Judgment:
1. The order-in-original dated 22-3-91 passed by the Additional Collector of Central Excise, Allahabad is under challenge in this appeal.
2. Appellant engaged in the manufacture of PCC Poles was from time to time entering into contracts for supply of the goods to U.P. State Electricity Board and filing price lists declaring the contract prices and on approval of the same, paying duty on the basis of such approved prices. In respect of the period from 1984 to October, 1988 show cause notice dated 19-1-90 was issued stating that under the terms of the relevant contract, the buyer was to pay appellant labour charges for loading of the goods in the trucks for the purpose of transport the goods to the premises of the buyer and the element of loading charges should have been included in the assessable value but was not so included and also alleging deliberate suppression of material facts with an intent to evade payment of duty and invoking larger period of limitation under the proviso to Section 11A of the Central Excise Act, 1944. The condition of the contract was that if required by the buyer, loading of poles in the trucks should be done by the appellant in their premises and loading charges at the rate of Rs. 2/- per pole should be paid extra where the loading was required to be done by the appellant on the written instructions of the buyer. Appellant contended before the Additional Collector that there were no written instructions from the buyer and therefore, the buyer had not paid loading charges to the appellant and the demand was not correct. The Additional Collector overruled this contention holding that if loading charges were payable, the same should be included in the assessable value irrespect of whether actual payment had been made or not. The Additional Collector also overruled the plea of bar of limitation. Accordingly, the demand was confirmed. This order is now challenged.

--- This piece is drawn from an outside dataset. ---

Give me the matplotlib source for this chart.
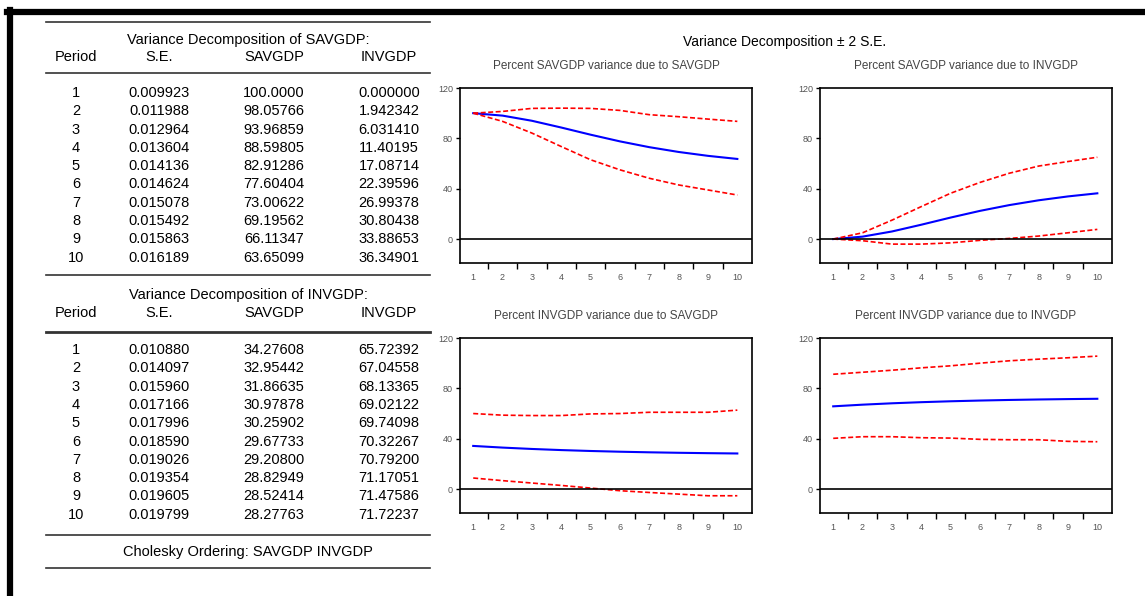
import matplotlib
matplotlib.use("Agg")
import matplotlib.pyplot as plt
from matplotlib.lines import Line2D
import numpy as np

plt.rcParams['font.family'] = ['Liberation Sans', 'DejaVu Sans']

W, H = 1145, 596

periods = list(range(1, 11))

# table values, as printed
se_sav = ["0.009923", "0.011988", "0.012964", "0.013604", "0.014136",
          "0.014624", "0.015078", "0.015492", "0.015863", "0.016189"]
sav_sav = ["100.0000", "98.05766", "93.96859", "88.59805", "82.91286",
           "77.60404", "73.00622", "69.19562", "66.11347", "63.65099"]
sav_inv = ["0.000000", "1.942342", "6.031410", "11.40195", "17.08714",
           "22.39596", "26.99378", "30.80438", "33.88653", "36.34901"]
se_inv = ["0.010880", "0.014097", "0.015960", "0.017166", "0.017996",
          "0.018590", "0.019026", "0.019354", "0.019605", "0.019799"]
inv_sav = ["34.27608", "32.95442", "31.86635", "30.97878", "30.25902",
           "29.67733", "29.20800", "28.82949", "28.52414", "28.27763"]
inv_inv = ["65.72392", "67.04558", "68.13365", "69.02122", "69.74098",
           "70.32267", "70.79200", "71.17051", "71.47586", "71.72237"]

# +/- 2 S.E. bands
up_ss = [100, 101.4, 103.8, 104, 103.8, 102.2, 98.8, 97.2, 95.3, 93.5]
lo_ss = [100, 93.5, 84.2, 73.5, 63, 55, 48.3, 43, 39, 35]
up_si = [0, 5, 15, 25.8, 36.4, 45, 52.3, 58, 61.6, 65]
lo_si = [0, -1.3, -4, -4, -3, -1, 0.5, 2.4, 5, 7.7]
up_is = [60, 58.7, 58.4, 58.4, 59.7, 60, 61, 61, 61, 62.7]
lo_is = [8.8, 6.7, 4.8, 2.9, 0.8, -1.3, -2.7, -4, -5.3, -5.3]
up_ii = [91.2, 92.8, 94.4, 96.3, 97.9, 100, 101.9, 103.2, 104.3, 105.6]
lo_ii = [40.3, 41.6, 41.6, 40.8, 40.5, 39.5, 39.2, 39.2, 37.9, 37.6]

fig = plt.figure(figsize=(W / 100, H / 100), dpi=100)


def fx(x):
    return x / W


def fy(y):
    return 1 - y / H


def hline(y, x0=46, x1=430, lw=1.2, color='#333333'):
    fig.add_artist(Line2D([fx(x0), fx(x1)], [fy(y), fy(y)], lw=lw, color=color))


# black frame pieces (top and left)
fig.add_artist(Line2D([fx(7), fx(W)], [fy(12), fy(12)], lw=4.5, color='black'))
fig.add_artist(Line2D([fx(10), fx(10)], [fy(10), fy(H)], lw=4.5, color='black'))

# ---- tables ----
col_x = [76, 159, 274, 389]
fs = 10.5


def draw_table(y_title, y_head, y_first, title, se, a, b):
    fig.text(fx(248), fy(y_title), title, ha='center', va='center', fontsize=fs)
    for x, h in zip(col_x, ["Period", "S.E.", "SAVGDP", "INVGDP"]):
        fig.text(fx(x), fy(y_head), h, ha='center', va='center', fontsize=fs)
    for i, p in enumerate(periods):
        y = y_first + i * 18.3
        for x, v in zip(col_x, [str(p), se[i], a[i], b[i]]):
            fig.text(fx(x), fy(y), v, ha='center', va='center', fontsize=fs)


hline(22)
draw_table(40, 57, 93, "Variance Decomposition of SAVGDP:", se_sav, sav_sav, sav_inv)
hline(73)
hline(275)
draw_table(295, 313, 350, "Variance Decomposition of INVGDP:", se_inv, inv_sav, inv_inv)
hline(332, lw=2)
hline(535)
fig.text(fx(248), fy(552), "Cholesky Ordering: SAVGDP INVGDP", ha='center', va='center', fontsize=fs)
hline(568)

# ---- graphs ----
fig.text(fx(785), fy(42), "Variance Decomposition \u00b1 2 S.E.", ha='center', va='center', fontsize=10)

panels = [
    ((460, 88), "Percent SAVGDP variance due to SAVGDP", sav_sav, up_ss, lo_ss),
    ((820, 88), "Percent SAVGDP variance due to INVGDP", sav_inv, up_si, lo_si),
    ((460, 338), "Percent INVGDP variance due to SAVGDP", inv_sav, up_is, lo_is),
    ((820, 338), "Percent INVGDP variance due to INVGDP", inv_inv, up_ii, lo_ii),
]
aw, ah = 292, 175

for (x0, y0), title, mid, up, lo in panels:
    ax = fig.add_axes([fx(x0), fy(y0 + ah), aw / W, ah / H])
    ax.plot(periods, [float(v) for v in mid], color='#0000ff', lw=1.5)
    ax.plot(periods, up, color='#ff0000', lw=1.2, ls=(0, (3, 1.5)))
    ax.plot(periods, lo, color='#ff0000', lw=1.2, ls=(0, (3, 1.5)))
    ax.axhline(0, color='black', lw=1.2)
    ax.set_xlim(0.55, 10.5)
    ax.set_ylim(-19, 120)
    ax.set_yticks([0, 40, 80, 120])
    ax.set_yticklabels(["0", "40", "80", "120"], fontsize=6.5, color='#555555')
    ax.set_xticks(np.arange(1.5, 10.5, 1))
    ax.set_xticklabels([])
    ax.set_xticks(periods, minor=True)
    ax.set_xticklabels([str(p) for p in periods], minor=True, fontsize=6.5, color='#555555')
    ax.tick_params(axis='x', which='minor', length=0, pad=7)
    ax.tick_params(axis='x', which='major', length=4, width=1, direction='out')
    ax.tick_params(axis='y', length=3, width=1, pad=2)
    for s in ax.spines.values():
        s.set_linewidth(1.2)
    ax.set_title(title, fontsize=8.5, color='#444444', pad=14)

fig.savefig("out.png", dpi=100)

3. Shri P.L. Kanodia, representative of the appellant stated that the buyer had never issued written instructions requiring the appellant to undertake loading of the goods in the trucks and therefore, had not incurred any liability to pay loading charges, as stipulated in the contract to the appellant and it was not a question of non-payment on the part of the buyer but it was a question of non-incurring of liability by the buyer. He also contended that with a view to maintain good relationship even in the absence of written instructions appellant attended to the loading work employing only the regular salaried staff and without employing any hired labour and the regular staff had been paid regular, salary and nothing more and the overhead cost including the salaries had been taken into consideration in fixing the price of the goods and it must be regarded that the cost of loading undertaken by the appellant was already included in the assessable value. The contention in this perspective was not raised before the lower authority. We asked the appellant's representative whether the appellant would be in a position to prove that loading was done by the salaried staff without payment of any extra remuneration and the work was not done by hired labour who had been paid remuneration for the work and he answered that documentary evidence would be available in proof of this contention. In this view we are inclined to remand the matter to enable the appellant to prove the contention now raised before us.
4. Next contention urged is that the show cause notice dated 19-1-90 for the period 1984 to October, 1988 was barred by time. Show cause notice alleged suppression of facts and/or contravention of the provisions of the Central Excise Act, 1944 and the rules made thereunder with intent to evade payment of duty. It is pointed out that the price lists filed during the period specifically indicated in Column No. (5) that value was based on contract price between the UPSEB. The copy produced before us also indicates that the resident inspector had seen the contract letter of the Board. There is no dispute that the contract letter contained a clause regarding payment of loading charges, if loading was to be done by the appellant on the written instructions of the Board. This circumstance would indicate that the contractual term was within the knowledge of the department and the appellant had not concealed the same. There is no dispute that the contracts also contained clause on variation of price, variation of price of the inputs, wages, etc. However, price escalation would be subject to approval by the Board. In Indian Aluminium Cables Ltd. [1997 (95) E.L.T. 386 (T)] the Tribunal held in the context of refund application that prices stipulated under contracts containing price variation clause should be treated as provisional and the provisionally also attached to approval granted to the price lists following the decision of the High Court of Bombay in Premier Automobiles Ltd. [1987 (30) E.L.T. 71 (Bombay) (HC)]. It is contended for the appellant that the price variation clause relates only to variation of price of inputs and has nothing to do with the loading charges. That may be, but the provisionality of the price and the approval of the price lists springs from the price variation clause and once it is seen that the contracts contained price variation clause, the provisionality attaching to the price and the approval cannot be restricted to any particular aspect.
If it is provisional for one purpose, it must be provisional for all purposes. Therefore, the period of limitation prescribed in Section 11A(1) of the Act cannot apply to the facts of the case and there is no bar of limitation.
5. In view of what we have indicated above, we set aside the impugned order and remand the case to the jurisdictional adjudicating authority for decision afresh after giving appellant an opportunity of producing of evidence to prove that loading work in the factory premises was done by the regular salaried staff of the appellant and not by labourers hired for the purpose who would be paid specifically for the purpose and of personal hearing.
6. Appeal is allowed as indicated above. The cross-objection being merely supportive is dismissed.